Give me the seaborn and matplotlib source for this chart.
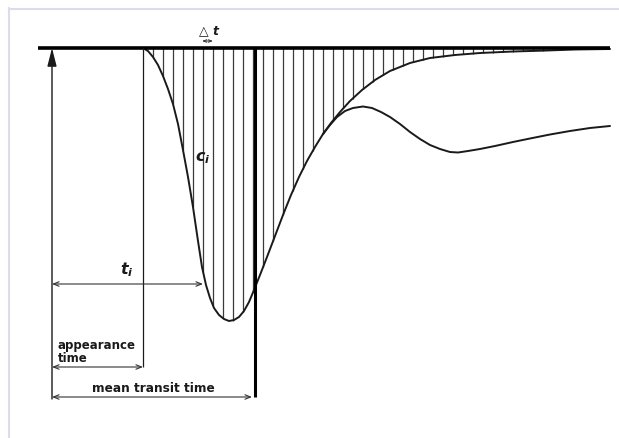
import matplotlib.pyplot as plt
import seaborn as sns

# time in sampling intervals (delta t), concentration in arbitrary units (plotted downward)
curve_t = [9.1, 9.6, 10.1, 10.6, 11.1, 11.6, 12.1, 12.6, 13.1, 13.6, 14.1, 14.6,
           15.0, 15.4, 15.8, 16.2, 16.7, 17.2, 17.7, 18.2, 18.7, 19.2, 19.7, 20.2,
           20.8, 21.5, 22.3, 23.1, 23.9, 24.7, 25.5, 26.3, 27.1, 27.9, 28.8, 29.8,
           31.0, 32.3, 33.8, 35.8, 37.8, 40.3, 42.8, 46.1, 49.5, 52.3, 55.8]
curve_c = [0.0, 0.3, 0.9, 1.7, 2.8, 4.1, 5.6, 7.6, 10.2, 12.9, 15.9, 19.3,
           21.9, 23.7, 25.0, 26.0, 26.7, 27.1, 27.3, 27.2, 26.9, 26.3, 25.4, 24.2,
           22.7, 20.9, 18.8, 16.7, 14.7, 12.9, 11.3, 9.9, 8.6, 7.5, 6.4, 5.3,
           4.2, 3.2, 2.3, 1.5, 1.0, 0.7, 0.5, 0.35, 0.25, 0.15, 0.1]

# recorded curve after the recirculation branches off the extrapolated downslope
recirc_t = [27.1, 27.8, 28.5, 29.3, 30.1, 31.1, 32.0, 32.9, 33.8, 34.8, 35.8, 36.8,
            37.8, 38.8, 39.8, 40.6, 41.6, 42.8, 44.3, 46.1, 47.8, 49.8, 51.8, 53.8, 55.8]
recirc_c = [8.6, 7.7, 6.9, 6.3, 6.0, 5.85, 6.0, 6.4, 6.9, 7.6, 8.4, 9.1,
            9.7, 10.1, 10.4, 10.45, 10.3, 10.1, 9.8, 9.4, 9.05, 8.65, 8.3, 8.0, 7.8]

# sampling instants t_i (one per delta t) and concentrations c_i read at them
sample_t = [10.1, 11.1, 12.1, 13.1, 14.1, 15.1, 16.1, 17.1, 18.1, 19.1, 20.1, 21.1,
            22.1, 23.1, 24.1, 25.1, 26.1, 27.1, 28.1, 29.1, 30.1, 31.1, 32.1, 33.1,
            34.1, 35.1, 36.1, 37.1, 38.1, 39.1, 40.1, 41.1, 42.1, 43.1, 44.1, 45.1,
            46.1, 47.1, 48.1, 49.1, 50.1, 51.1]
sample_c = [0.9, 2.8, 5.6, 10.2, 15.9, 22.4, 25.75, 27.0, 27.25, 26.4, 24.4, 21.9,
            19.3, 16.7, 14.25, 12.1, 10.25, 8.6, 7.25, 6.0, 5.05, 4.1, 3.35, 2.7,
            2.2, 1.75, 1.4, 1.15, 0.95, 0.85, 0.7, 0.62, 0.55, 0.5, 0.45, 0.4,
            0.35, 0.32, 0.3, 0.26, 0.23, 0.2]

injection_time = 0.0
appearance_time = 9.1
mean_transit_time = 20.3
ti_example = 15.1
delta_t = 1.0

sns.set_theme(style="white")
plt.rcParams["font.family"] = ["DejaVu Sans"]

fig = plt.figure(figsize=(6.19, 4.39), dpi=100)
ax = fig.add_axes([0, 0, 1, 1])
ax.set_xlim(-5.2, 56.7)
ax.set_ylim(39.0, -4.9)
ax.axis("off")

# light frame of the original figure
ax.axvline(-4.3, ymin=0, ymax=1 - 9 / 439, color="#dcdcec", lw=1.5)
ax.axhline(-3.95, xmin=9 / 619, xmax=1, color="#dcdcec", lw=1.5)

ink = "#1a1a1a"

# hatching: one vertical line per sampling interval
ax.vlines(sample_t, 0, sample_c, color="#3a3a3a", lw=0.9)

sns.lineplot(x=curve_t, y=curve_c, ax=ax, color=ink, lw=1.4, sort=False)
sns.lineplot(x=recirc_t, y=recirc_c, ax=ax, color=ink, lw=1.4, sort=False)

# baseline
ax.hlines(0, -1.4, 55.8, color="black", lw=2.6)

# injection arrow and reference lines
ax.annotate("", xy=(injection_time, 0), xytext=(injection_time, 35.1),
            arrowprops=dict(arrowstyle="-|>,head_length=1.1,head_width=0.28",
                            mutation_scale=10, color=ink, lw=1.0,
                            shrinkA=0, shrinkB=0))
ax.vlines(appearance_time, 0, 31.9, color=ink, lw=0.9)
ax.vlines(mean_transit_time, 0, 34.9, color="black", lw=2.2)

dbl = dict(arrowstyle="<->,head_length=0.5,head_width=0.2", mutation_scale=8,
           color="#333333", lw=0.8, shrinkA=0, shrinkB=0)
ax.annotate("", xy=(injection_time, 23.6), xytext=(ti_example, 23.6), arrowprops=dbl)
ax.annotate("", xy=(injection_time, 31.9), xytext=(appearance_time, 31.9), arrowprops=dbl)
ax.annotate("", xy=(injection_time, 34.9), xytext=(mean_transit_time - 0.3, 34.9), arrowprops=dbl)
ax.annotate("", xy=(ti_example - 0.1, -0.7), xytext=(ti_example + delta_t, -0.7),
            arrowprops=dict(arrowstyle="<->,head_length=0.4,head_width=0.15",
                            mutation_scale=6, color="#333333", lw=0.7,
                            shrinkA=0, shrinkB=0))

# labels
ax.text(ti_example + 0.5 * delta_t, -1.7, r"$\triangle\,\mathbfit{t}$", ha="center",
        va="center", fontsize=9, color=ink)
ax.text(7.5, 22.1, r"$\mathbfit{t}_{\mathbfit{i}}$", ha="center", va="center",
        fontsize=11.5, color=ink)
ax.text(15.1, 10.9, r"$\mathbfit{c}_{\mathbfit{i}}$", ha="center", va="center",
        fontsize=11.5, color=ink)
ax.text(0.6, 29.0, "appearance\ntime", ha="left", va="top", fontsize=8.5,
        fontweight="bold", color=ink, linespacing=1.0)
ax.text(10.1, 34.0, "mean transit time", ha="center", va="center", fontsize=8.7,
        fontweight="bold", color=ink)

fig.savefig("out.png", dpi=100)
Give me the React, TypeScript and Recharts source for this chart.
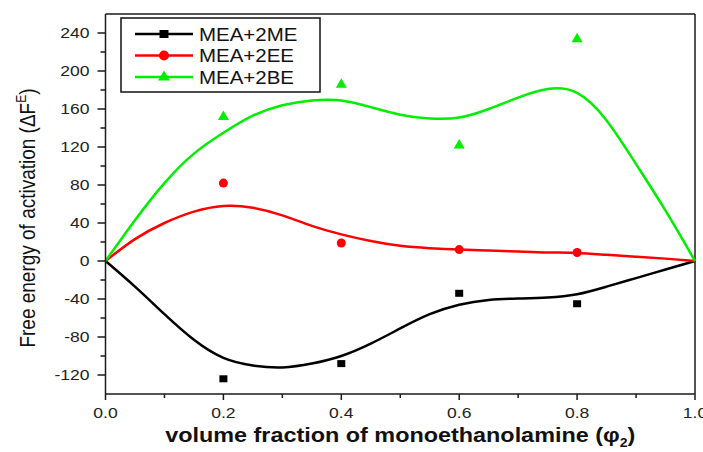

- - - -

● WORK REQUIRED:
Without any pictures, reproduce the lines from the first one in the material through the line that has "import seaborn as sns", exactly as they appear.

● WORKED ANSWER:
Give me the seaborn and matplotlib source for this chart.
import matplotlib.pyplot as plt
import seaborn as sns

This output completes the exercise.